Set down word for word the lines running from the line with "Reproduce this diagram with TikZ." to the line with "(goal) at (314,42)", ends included. Skip every picture.

--- START DATA SUPPLIED ---

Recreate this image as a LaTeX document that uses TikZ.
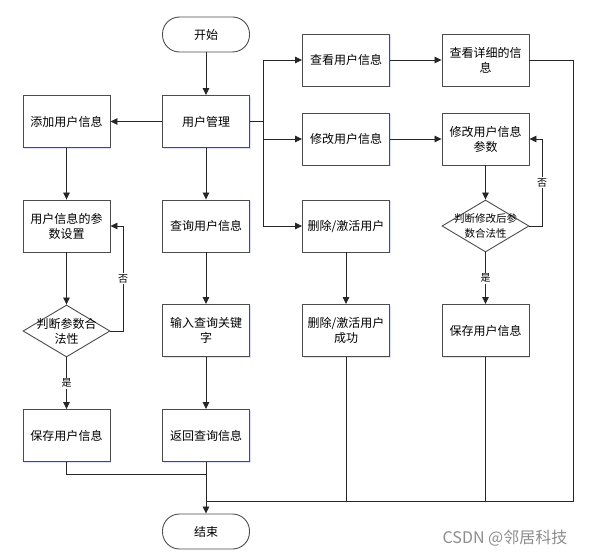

--- END DATA SUPPLIED ---
--- START DATA SUPPLIED ---

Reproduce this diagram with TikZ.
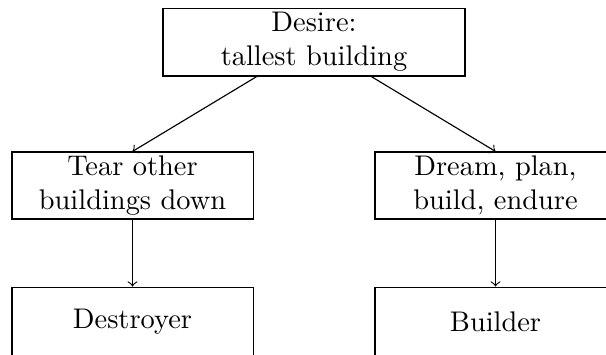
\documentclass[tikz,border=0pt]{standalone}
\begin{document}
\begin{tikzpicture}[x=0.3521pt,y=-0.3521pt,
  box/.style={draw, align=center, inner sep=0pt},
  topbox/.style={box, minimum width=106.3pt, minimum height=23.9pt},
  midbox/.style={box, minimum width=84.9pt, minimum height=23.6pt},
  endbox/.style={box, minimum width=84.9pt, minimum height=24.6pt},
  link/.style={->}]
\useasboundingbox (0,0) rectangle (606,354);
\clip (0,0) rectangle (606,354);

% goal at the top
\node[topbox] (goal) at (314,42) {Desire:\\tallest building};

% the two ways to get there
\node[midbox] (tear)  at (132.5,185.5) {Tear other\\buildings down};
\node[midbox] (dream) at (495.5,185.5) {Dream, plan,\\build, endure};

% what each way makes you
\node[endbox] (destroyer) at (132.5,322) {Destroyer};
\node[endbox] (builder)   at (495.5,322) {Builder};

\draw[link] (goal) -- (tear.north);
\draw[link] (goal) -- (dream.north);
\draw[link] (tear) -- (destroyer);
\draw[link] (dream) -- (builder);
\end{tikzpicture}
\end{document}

--- END DATA SUPPLIED ---
--- START DATA SUPPLIED ---

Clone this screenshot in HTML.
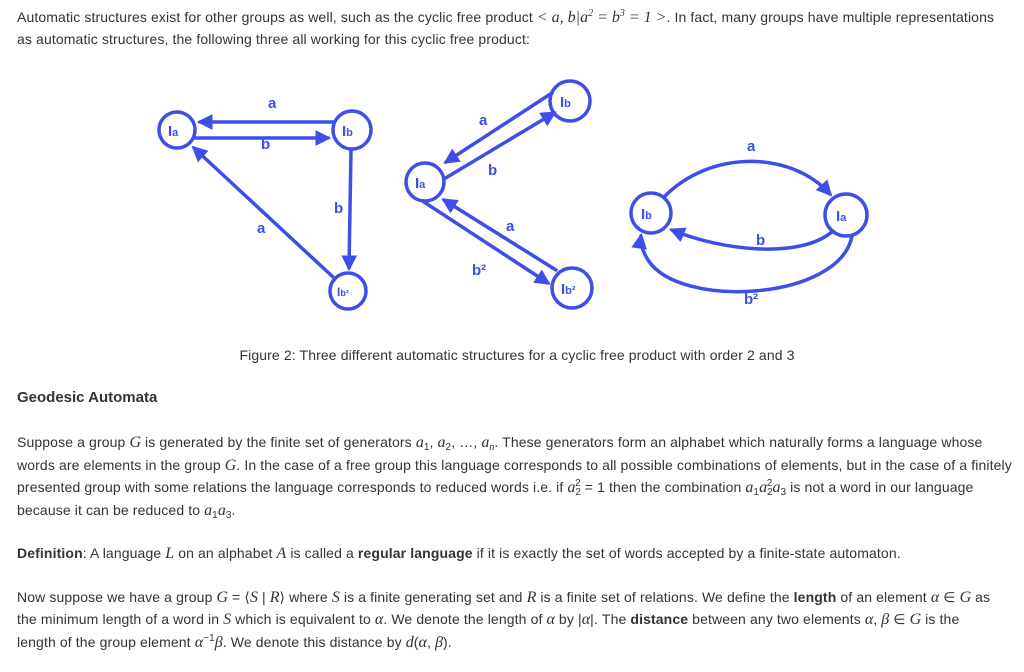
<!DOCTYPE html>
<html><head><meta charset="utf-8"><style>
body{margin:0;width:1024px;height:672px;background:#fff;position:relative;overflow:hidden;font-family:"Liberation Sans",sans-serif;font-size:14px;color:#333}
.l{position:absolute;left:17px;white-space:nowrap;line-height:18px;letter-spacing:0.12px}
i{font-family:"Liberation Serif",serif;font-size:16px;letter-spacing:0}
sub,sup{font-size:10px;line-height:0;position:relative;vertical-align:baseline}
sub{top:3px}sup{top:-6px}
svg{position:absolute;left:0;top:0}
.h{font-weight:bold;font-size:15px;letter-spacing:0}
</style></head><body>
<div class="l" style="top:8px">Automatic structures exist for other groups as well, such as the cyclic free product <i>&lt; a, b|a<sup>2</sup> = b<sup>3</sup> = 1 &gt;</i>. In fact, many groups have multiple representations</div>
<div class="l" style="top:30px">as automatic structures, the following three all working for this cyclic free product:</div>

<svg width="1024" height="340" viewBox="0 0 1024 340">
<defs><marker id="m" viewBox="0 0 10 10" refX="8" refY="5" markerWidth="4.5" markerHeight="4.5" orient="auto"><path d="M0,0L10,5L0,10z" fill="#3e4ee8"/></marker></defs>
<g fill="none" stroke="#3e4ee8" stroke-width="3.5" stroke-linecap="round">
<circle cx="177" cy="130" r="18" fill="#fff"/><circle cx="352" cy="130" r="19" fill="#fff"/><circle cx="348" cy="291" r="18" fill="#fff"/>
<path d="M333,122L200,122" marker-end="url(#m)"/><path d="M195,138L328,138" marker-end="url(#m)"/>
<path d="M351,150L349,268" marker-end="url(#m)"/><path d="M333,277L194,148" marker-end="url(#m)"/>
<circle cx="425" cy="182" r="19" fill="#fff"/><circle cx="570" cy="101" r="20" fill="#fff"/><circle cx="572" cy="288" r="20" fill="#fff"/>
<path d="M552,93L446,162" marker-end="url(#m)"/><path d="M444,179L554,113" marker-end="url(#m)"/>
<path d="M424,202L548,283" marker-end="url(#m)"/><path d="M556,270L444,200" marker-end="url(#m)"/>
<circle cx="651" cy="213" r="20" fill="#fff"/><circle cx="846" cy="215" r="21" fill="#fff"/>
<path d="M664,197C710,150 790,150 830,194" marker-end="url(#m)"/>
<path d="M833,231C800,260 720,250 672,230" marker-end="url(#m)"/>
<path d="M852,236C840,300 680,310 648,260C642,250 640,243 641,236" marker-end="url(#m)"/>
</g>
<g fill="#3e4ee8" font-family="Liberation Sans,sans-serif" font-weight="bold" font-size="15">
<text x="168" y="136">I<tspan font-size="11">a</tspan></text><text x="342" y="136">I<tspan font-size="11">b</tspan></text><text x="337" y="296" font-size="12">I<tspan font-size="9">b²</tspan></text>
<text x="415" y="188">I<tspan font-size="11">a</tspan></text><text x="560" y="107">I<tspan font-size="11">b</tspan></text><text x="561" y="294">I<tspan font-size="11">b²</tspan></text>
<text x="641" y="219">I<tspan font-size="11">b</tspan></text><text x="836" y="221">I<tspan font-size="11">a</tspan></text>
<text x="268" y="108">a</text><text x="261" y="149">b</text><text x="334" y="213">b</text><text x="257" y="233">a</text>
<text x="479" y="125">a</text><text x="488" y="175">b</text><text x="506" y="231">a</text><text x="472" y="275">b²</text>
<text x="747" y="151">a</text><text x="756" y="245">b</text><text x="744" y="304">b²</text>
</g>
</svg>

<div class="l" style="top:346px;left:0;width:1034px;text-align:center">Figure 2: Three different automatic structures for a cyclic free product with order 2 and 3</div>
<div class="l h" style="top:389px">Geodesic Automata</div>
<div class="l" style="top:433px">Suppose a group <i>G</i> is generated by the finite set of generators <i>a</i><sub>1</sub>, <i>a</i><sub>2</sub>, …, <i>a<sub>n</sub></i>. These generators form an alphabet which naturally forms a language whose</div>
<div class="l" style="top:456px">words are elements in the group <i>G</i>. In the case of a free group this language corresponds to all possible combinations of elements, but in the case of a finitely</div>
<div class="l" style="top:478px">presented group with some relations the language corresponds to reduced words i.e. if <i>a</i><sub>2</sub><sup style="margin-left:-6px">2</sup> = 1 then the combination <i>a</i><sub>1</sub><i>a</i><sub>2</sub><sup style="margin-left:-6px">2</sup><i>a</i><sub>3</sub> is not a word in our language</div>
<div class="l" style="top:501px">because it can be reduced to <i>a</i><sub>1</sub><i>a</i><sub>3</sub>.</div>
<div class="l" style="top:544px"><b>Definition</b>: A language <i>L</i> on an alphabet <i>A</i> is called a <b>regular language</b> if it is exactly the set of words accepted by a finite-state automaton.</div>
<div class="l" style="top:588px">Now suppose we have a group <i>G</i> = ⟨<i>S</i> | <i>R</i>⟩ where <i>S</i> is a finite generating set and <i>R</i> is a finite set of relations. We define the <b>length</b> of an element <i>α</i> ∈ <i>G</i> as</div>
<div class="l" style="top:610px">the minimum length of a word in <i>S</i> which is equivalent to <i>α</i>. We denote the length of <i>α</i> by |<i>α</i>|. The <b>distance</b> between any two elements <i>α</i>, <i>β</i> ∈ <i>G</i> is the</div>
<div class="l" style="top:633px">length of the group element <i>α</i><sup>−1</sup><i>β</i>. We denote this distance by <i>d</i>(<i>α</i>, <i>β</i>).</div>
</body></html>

--- END DATA SUPPLIED ---

▸ TASK RESPONSE:
Reproduce this diagram with TikZ.
\documentclass[tikz,border=0pt]{standalone}
\begin{document}
\begin{tikzpicture}[x=0.3521pt,y=-0.3521pt,
  box/.style={draw, align=center, inner sep=0pt},
  topbox/.style={box, minimum width=106.3pt, minimum height=23.9pt},
  midbox/.style={box, minimum width=84.9pt, minimum height=23.6pt},
  endbox/.style={box, minimum width=84.9pt, minimum height=24.6pt},
  link/.style={->}]
\useasboundingbox (0,0) rectangle (606,354);
\clip (0,0) rectangle (606,354);

% goal at the top
\node[topbox] (goal) at (314,42) {Desire:\\tallest building};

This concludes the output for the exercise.